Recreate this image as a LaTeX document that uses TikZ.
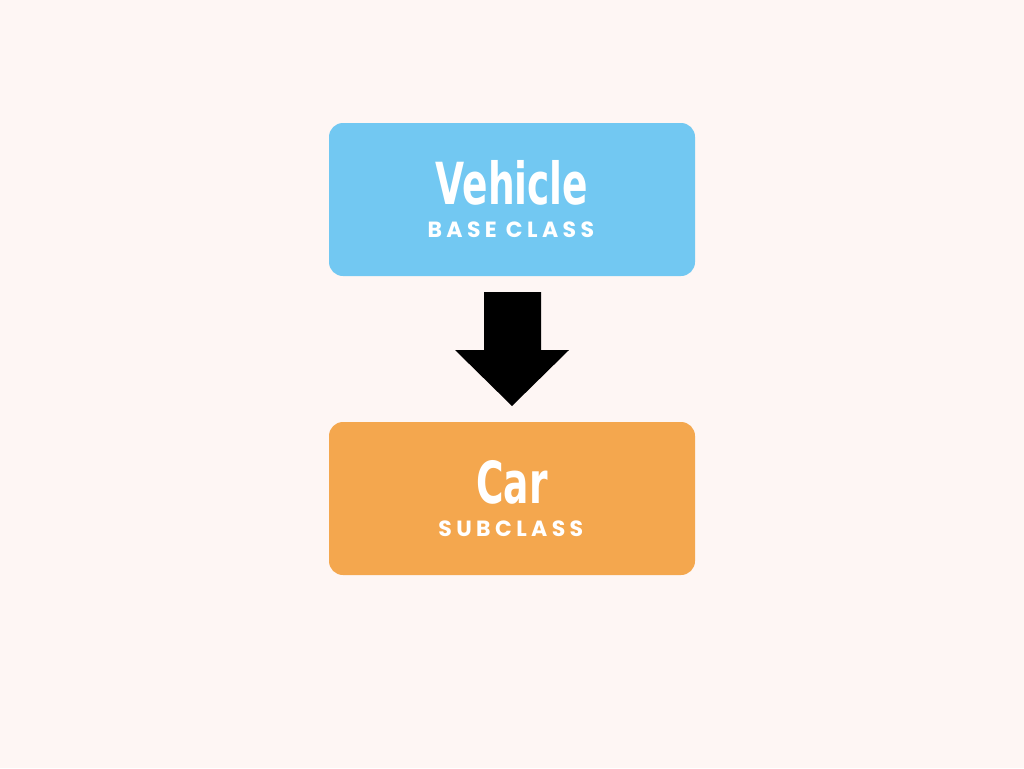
\documentclass[tikz,border=0pt]{standalone}
\usepackage{fontspec}
\newfontfamily\titlefont{DejaVu Sans Condensed Bold}
\newfontfamily\subfont[LetterSpace=20]{Poppins}
\definecolor{bg}{HTML}{FEF6F4}
\definecolor{blueb}{HTML}{72C8F2}
\definecolor{orangeb}{HTML}{F4A74E}
\begin{document}
\begin{tikzpicture}[x=1pt,y=-1pt,
  box/.style={rounded corners=14pt,minimum width=366pt,minimum height=153pt,inner sep=0pt},
  ttl/.style={text=white,font=\titlefont\fontsize{58}{58}\selectfont},
  sub/.style={text=white,font=\subfont\fontsize{22}{22}\selectfont}]
\fill[bg] (0,0) rectangle (1024,768);
\node[box,fill=blueb] (veh) at (512,199.5) {};
\node[box,fill=orangeb] (car) at (512,498.5) {};
\node[ttl] (vt) at (512,183) {\scalebox{0.72}[1]{Vehicle}};
\node[sub] (vs) at (513,230) {\textbf{BASE CLASS}};
\node[ttl] (ct) at (512,482) {\scalebox{0.72}[1]{Car}};
\node[sub] (cs) at (513,529) {\textbf{SUBCLASS}};
\fill[black] (484,292) -- (541,292) -- (541,350) -- (569,350) -- (512,406) -- (455,350) -- (484,350) -- cycle;
\end{tikzpicture}
\end{document}
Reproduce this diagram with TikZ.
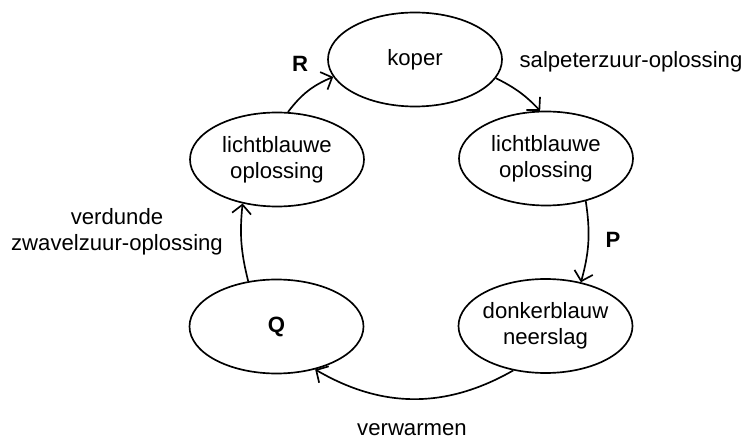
___
Using the records above, retype everything exactly except the pictures.

Reply to the exercise:
Recreate this image as a LaTeX document that uses TikZ.
\documentclass[tikz,border=0pt]{standalone}
\usepackage{fontspec}
\newfontfamily\titlefont{DejaVu Sans Condensed Bold}
\newfontfamily\subfont[LetterSpace=20]{Poppins}
\definecolor{bg}{HTML}{FEF6F4}
\definecolor{blueb}{HTML}{72C8F2}
\definecolor{orangeb}{HTML}{F4A74E}
\begin{document}
\begin{tikzpicture}[x=1pt,y=-1pt,
  box/.style={rounded corners=14pt,minimum width=366pt,minimum height=153pt,inner sep=0pt},
  ttl/.style={text=white,font=\titlefont\fontsize{58}{58}\selectfont},
  sub/.style={text=white,font=\subfont\fontsize{22}{22}\selectfont}]
\fill[bg] (0,0) rectangle (1024,768);
\node[box,fill=blueb] (veh) at (512,199.5) {};
\node[box,fill=orangeb] (car) at (512,498.5) {};
\node[ttl] (vt) at (512,183) {\scalebox{0.72}[1]{Vehicle}};
\node[sub] (vs) at (513,230) {\textbf{BASE CLASS}};
\node[ttl] (ct) at (512,482) {\scalebox{0.72}[1]{Car}};
\node[sub] (cs) at (513,529) {\textbf{SUBCLASS}};
\fill[black] (484,292) -- (541,292) -- (541,350) -- (569,350) -- (512,406) -- (455,350) -- (484,350) -- cycle;
\end{tikzpicture}
\end{document}
Reproduce this diagram with TikZ.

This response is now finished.